The students work in groups of three and they can choose their project from a list of proposals. Student proposals are accepted if possible. During the semester the group works on an open-ended project. At the end of the semester the students present their work in written as well as oral form.
The actual projects in the spring semester 1995 were:
The course is evaluated by the students with an anonymous questionnaire. Of the nine questions the following are relevant to our topic:
The answers on these questions can best be presented by comparing their `mean value' with the `mean value' of all students, all teachers and all courses in the department. The evaluation over three semesters has shown, that the magnetism course now is well above the over-all score.

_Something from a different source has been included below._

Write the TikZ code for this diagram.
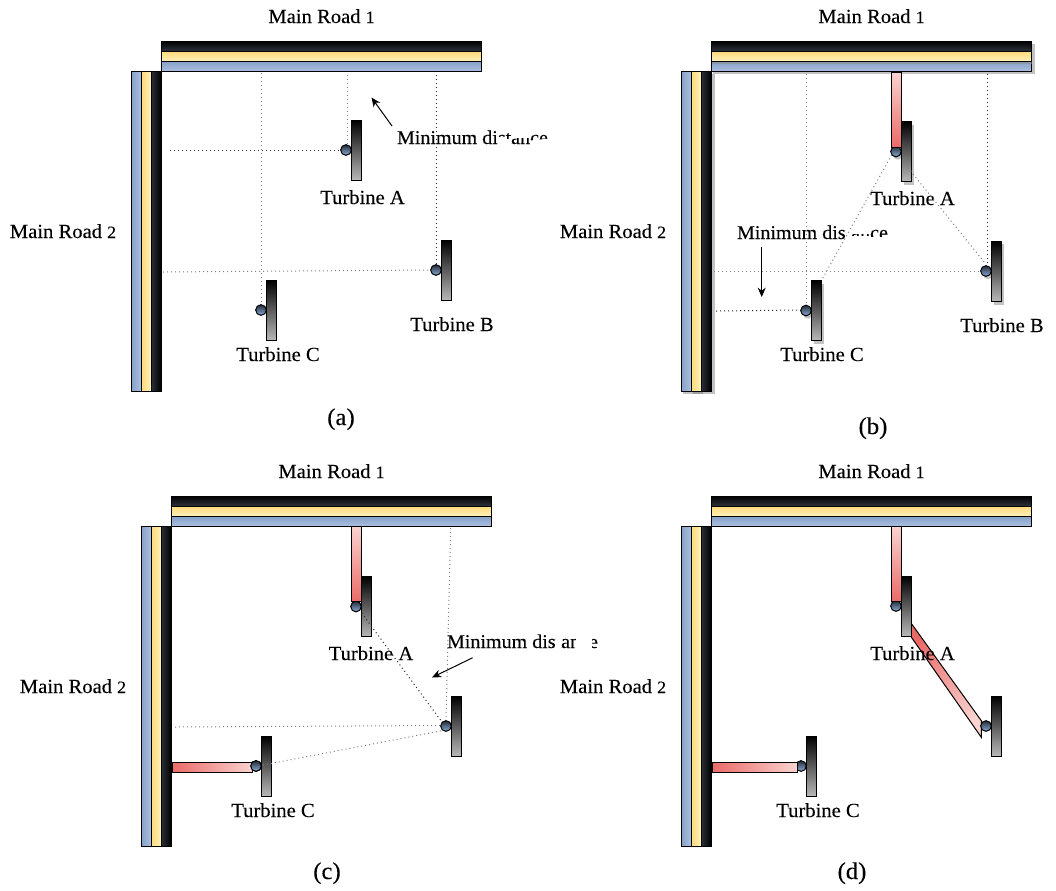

A further evaluation is to be found in the lab reports. This is, of course, more subjective. The general impression (of the teachers) until now is, that the students are more motivated, they ask more questions about their findings and they work harder and more on their own. While the students only have handled one topic during their laboratory work, we find that they have got more understanding of magnetic issues in general than before.
An important by-product is the gained experience of working as a project group.
By applying physical laws on components and systems relevant to electrical engineers and to daily life and by giving more attention to material properties, it has been shown that students are more motivated for the course, they work more committed and they get a more comprehensive understanding of electromagnetism. So far we feel confident, that they also will be able to apply the physical principles later in their careers. A drawback is that no textbooks are available.
At the undergraduate school of the Technical University of Denmark the concept of integration has been appreciated for years. The ongoing reengineering of this subject area has led to a confirmation of the sound basis of this concept.